Jonah Goldberg

A weird thing happened in Iowa this week. Hillary Clinton was campaigning for president - no, that's not the weird thing - and she paraphrased a question from the audience about what in her experience prepared her to deal with "evil and bad men." Before she could answer, the audience burst into laughter, and Clinton joined in.

It was such an awkward moment, much of the commentariat hasn't figured out exactly what to say about it, starting with Clinton herself. At first she tried to explain that she was thinking of Osama bin Laden and Bush's inability to capture him. Later, she claimed she was making a joke - just not about her husband.

From my own viewing of the video - you can find it on YouTube and elsewhere - Hillary wasn't making any joke at all. She was merely the butt of one and laughed along with the crowd - without getting the joke - in an excruciating "I meant to do that" sort of way.

When asked whether the joke was about Bill, she said, "Oh, come on. Well, I don't think anybody in there thought that." But of course everyone thought that. Liberal pundits, spinners and the audience members who talked to the press afterward all said that the unspoken punch line was Bill Clinton. The Wall Street Journal's Jackie Calmes writes: "Several Democrats afterward said they interpreted her delivery as a charmingly funny allusion to her husband's past marital misbehavior."

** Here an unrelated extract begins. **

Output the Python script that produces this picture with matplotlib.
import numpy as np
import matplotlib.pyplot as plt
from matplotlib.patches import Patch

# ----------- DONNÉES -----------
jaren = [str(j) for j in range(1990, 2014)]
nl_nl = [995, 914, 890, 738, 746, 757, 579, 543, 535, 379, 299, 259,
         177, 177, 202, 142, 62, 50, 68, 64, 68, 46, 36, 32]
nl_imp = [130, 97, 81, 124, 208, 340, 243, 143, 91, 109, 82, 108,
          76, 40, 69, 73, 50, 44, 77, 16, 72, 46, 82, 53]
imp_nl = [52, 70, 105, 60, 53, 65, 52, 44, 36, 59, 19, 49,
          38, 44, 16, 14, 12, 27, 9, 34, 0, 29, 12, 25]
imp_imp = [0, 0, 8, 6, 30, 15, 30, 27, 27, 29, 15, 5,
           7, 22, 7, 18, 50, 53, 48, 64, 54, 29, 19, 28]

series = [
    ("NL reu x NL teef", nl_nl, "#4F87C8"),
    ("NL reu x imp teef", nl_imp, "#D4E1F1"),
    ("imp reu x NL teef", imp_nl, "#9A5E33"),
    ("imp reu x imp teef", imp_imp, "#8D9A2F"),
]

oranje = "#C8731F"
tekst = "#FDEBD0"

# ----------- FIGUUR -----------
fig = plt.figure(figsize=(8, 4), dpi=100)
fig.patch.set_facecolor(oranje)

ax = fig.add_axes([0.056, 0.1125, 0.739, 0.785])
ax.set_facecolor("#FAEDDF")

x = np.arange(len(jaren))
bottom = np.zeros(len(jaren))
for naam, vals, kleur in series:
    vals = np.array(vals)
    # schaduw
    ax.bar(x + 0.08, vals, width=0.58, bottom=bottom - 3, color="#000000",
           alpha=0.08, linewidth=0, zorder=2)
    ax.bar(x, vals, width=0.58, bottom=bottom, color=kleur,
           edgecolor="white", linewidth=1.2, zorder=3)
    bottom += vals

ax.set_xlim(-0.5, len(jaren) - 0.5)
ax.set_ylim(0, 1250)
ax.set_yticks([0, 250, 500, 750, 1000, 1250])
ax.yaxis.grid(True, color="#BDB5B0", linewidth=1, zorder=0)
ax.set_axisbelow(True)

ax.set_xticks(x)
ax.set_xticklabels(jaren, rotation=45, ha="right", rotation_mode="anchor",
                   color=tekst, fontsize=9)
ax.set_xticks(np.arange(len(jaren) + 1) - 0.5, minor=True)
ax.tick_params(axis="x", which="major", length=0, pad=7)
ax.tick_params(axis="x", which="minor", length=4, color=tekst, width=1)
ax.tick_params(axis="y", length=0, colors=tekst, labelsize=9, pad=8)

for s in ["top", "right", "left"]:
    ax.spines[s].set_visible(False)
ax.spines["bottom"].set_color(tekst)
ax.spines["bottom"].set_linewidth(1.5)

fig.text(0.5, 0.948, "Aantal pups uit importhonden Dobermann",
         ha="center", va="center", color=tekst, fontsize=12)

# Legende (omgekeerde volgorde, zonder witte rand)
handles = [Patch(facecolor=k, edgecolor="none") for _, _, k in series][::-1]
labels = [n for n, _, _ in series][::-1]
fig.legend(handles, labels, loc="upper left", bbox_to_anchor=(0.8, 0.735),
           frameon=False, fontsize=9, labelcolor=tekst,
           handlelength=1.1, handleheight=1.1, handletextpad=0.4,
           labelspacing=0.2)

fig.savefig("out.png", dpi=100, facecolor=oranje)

If Hillary doesn't see that, she's a very bad politician indeed. And, truth be told, I think she is a bad politician in the sense that she is incapable of connecting with audiences the way, for example, her husband can. The most powerful emotional impression she makes on most people isn't compassion or warmth or sympathy - the hallmarks of a politician who's good in a room - but discipline. She comes across as stiffer than Trent Lott's hair and more tightly wound than a rubber-band ball. Even sympathetic reporters write about her as if her id were a tiny little general in an immense war room plotting every move on maps sprawled out in front of her. Clinton's inadvertent joke wasn't part of her plan, even though the audience in her town halls and Internet chat sessions is pre-selected. And when forced to explain something off-script, she wobbles like a tightrope walker who missed a step.